= Steinunn Refsdóttir =

Icelandic poet

Steinunn Refsdóttir was an Icelandic skald active at the end of the 10th century. Two verses by her are preserved, in which she taunts the missionary Þangbrandr.

The daughter of Refr hinn mikill ("the Great") and Finna, Steinunn was both descended from and married into a powerful family of heathen priest-chieftains (goðar). She was the mother of the skald Hofgarða-Refr Gestsson.

Kristni saga (9) and Óláfs saga Tryggvasonar en mesta (216) quote two skaldic verses (lausavísur) in which she taunts Þangbrandr, a missionary sent to Iceland by the Norwegian king Óláfr Tryggvason, attributing his shipwreck to the gods and especially Thor, with Christ having offered no help.
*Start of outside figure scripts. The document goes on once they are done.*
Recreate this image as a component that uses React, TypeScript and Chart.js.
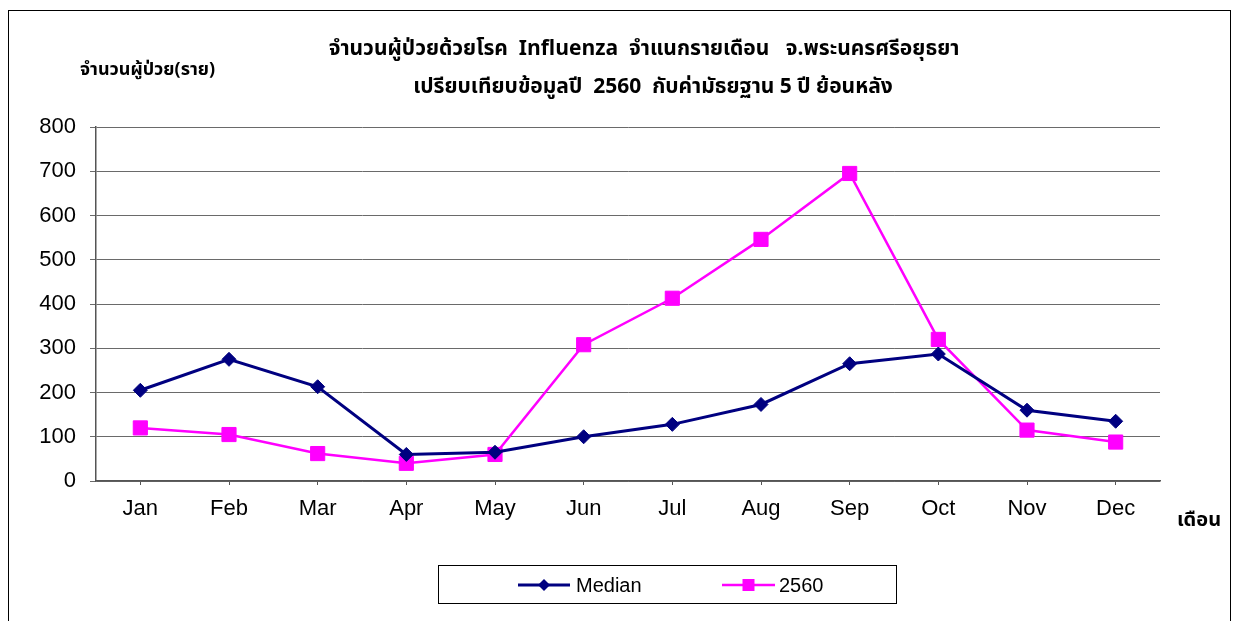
import React, { useEffect, useRef } from "react";
import { Chart, registerables } from "chart.js";

Chart.register(...registerables);

const months = ["Jan", "Feb", "Mar", "Apr", "May", "Jun", "Jul", "Aug", "Sep", "Oct", "Nov", "Dec"];
const medianValues = [205, 275, 213, 60, 65, 100, 128, 173, 265, 287, 160, 135];
const y2560Values = [120, 105, 62, 40, 60, 308, 413, 546, 695, 320, 115, 88];
const titleLines = [
  "จำนวนผู้ป่วยด้วยโรค  Influenza  จำแนกรายเดือน   จ.พระนครศรีอยุธยา",
  "เปรียบเทียบข้อมูลปี  2560  กับค่ามัธยฐาน 5 ปี ย้อนหลัง",
];
const yAxisTitle = "จำนวนผู้ป่วย(ราย)";
const xAxisTitle = "เดือน";
const seriesNames = ["Median", "2560"];

const THAI_FONT = "'Noto Sans Thai', 'Loma', 'Garuda', 'Liberation Sans', 'DejaVu Sans', sans-serif";
const ARIAL = "'Liberation Sans', Arial, sans-serif";

const decorPlugin = {
  id: "decor",
  afterDraw(chart: any) {
    const ctx = chart.ctx;
    ctx.save();
    // outer frame
    ctx.strokeStyle = "#000";
    ctx.lineWidth = 1;
    ctx.strokeRect(8.5, 10.5, 1222, 640);
    // titles
    ctx.fillStyle = "#000";
    ctx.textBaseline = "middle";
    ctx.textAlign = "center";
    ctx.font = `bold 21px ${THAI_FONT}`;
    ctx.fillText(titleLines[0], 644, 51);
    ctx.fillText(titleLines[1], 653, 89);
    ctx.textAlign = "left";
    ctx.font = `bold 18px ${THAI_FONT}`;
    ctx.fillText(yAxisTitle, 80, 71);
    ctx.font = `bold 20px ${THAI_FONT}`;
    ctx.fillText(xAxisTitle, 1177, 522);
    // legend
    ctx.strokeRect(438.5, 565.5, 458, 38);
    const items = [
      { x0: 518, x1: 570, tx: 576 },
      { x0: 722, x1: 775, tx: 779 },
    ];
    const ly = 585;
    chart.data.datasets.forEach((ds: any, i: number) => {
      const it = items[i];
      ctx.strokeStyle = ds.borderColor;
      ctx.lineWidth = ds.borderWidth;
      ctx.beginPath();
      ctx.moveTo(it.x0, ly);
      ctx.lineTo(it.x1, ly);
      ctx.stroke();
      ctx.fillStyle = ds.pointBackgroundColor;
      const cx = (it.x0 + it.x1) / 2;
      ctx.beginPath();
      if (ds.pointStyle === "rectRot") {
        const r = 6;
        ctx.moveTo(cx, ly - r);
        ctx.lineTo(cx + r, ly);
        ctx.lineTo(cx, ly + r);
        ctx.lineTo(cx - r, ly);
        ctx.closePath();
      } else {
        ctx.rect(cx - 6, ly - 6, 12, 12);
      }
      ctx.fill();
      ctx.fillStyle = "#000";
      ctx.font = `20px ${ARIAL}`;
      ctx.textAlign = "left";
      ctx.fillText(ds.label, it.tx, ly + 1);
    });
    ctx.restore();
  },
};

export default function App() {
  const ref = useRef<HTMLCanvasElement>(null);
  useEffect(() => {
    const canvas = ref.current!;
    const chart = new Chart(canvas, {
      type: "line",
      data: {
        labels: months,
        datasets: [
          {
            label: seriesNames[0],
            data: medianValues,
            borderColor: "#000080",
            backgroundColor: "#000080",
            pointBackgroundColor: "#000080",
            pointBorderColor: "#000080",
            borderWidth: 3,
            pointStyle: "rectRot",
            pointRadius: 7,
            pointBorderWidth: 1,
            tension: 0,
          },
          {
            label: seriesNames[1],
            data: y2560Values,
            borderColor: "#FF00FF",
            backgroundColor: "#FF00FF",
            pointBackgroundColor: "#FF00FF",
            pointBorderColor: "#FF00FF",
            borderWidth: 2.5,
            pointStyle: "rect",
            pointRadius: 10,
            pointBorderWidth: 1,
            tension: 0,
          },
        ],
      },
      options: {
        responsive: false,
        animation: false,
        layout: { padding: { left: 8, right: 79, top: 127, bottom: 100 } },
        plugins: {
          legend: { display: false },
          title: { display: false },
          tooltip: { enabled: false },
        },
        scales: {
          x: {
            offset: true,
            grid: {
              display: true,
              drawOnChartArea: false,
              drawTicks: true,
              tickLength: 4,
              offset: false,
              color: "#555",
            },
            border: { display: true, color: "#555", width: 1.5 },
            ticks: { color: "#000", font: { family: ARIAL, size: 22 }, padding: 11, maxRotation: 0 },
            afterFit: (s: any) => {
              s.height = 40;
            },
          },
          y: {
            min: 0,
            max: 800,
            ticks: { stepSize: 100, color: "#000", font: { family: ARIAL, size: 22 }, padding: 14 },
            grid: { color: "#6a6a6a", lineWidth: 1, tickLength: 6 },
            border: { display: true, color: "#555", width: 1.5 },
            afterFit: (s: any) => {
              s.width = 88;
            },
          },
        },
      },
      plugins: [decorPlugin],
    });
    return () => chart.destroy();
  }, []);
  return (
    <div style={{ position: "fixed", left: 0, top: 0, width: 1239, height: 621, background: "#fff" }}>
      <canvas ref={ref} width={1239} height={621} style={{ display: "block" }} />
    </div>
  );
}
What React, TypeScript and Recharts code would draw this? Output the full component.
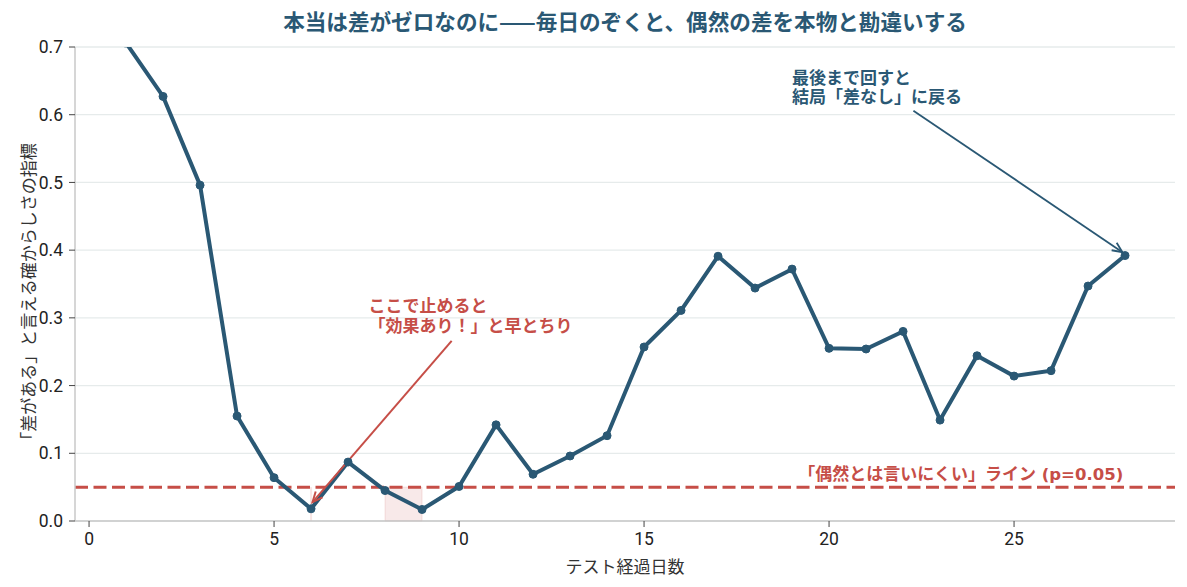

Brennu-Njáls saga (102) has the verses in reverse order and adds that before speaking them, she told Þangbrandr he would be better off becoming a heathen: "'Did you ever hear,' she asked, 'how Thor challenged Christ to a duel, and Christ did not dare to accept the challenge?'" Here her verses are in answer to Þangbrandr's asking her who she thinks wrecked his ship, and she has the last word. These verses are among the few testimonies of pre-Christian skaldic poetry composed by a woman that have come down to us.